Based on their history of mutually beneficial collaborations, Prof. Lutgarde Raskin (U-M researcher) Brian Steglitz (Ann Arbor's water treatment plant director) envisioned a targeted effort to bring together drinking water researchers and professionals from across the state of Michigan to dive into the challenges and opportunities for building a culture of utility-researcher collaborations. Through this initial effort and future work, they hope both research and industry will be better equipped to tackle Michigan’s most pressing water quality challenges long into the future.

This exploration was kicked-off by the inaugural Drinking Water Innovation Salon hosted at U-M in May 2019. The central question: "How might we foster collaborations between water utility professionals and drinking water researchers?"

Learn more about the "innovation salon"!

During summer of 2019, Ann Verhey-Henke, Strategic Director of U-M's Center for Socially Engaged Design (C-SED), facilitated a kickoff workshop (the Drinking Water Innovation Salon). A group of four student interns followed up with stakeholders around the state in a 12 week process of deep exploration and ideation. The goal was to produce a roadmap that professionals and researchers could follow to catalyze collaborations to ensure their work positively impacts the health and safety of all Michigan citizens in the future.

The deep dive - summer student internship & final deliverables

C-SED student interns used creative design process methods to conduct a deep dive into the challenges of collaborative drinking water research in Michigan.

Learn more about this 12-week process plus its outcomes and tools!

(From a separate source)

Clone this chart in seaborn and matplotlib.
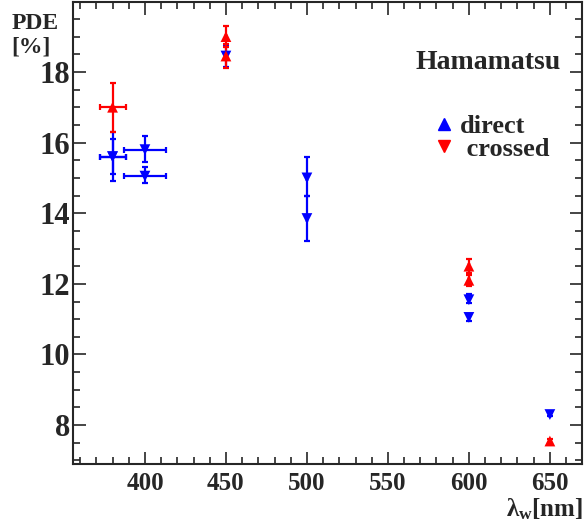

The Blue Sky project will continue to build on the summer 2019 work by reaching out to academic and professional communities through existing conferences and events, perspective pieces in relevant journals and magazines, and follow-up activities with interested Michigan drinking water stakeholders. Also, Blue Sky is partnering with the Michigan Sustainability Cases initiative at the U-M School for Environment and Sustainability to develop an interactive learning module that, like the summer Drinking Water Innovation Salon, could help catalyze conversations and collaborations across researchers and practitioners for improving the future of Michigan's drinking water!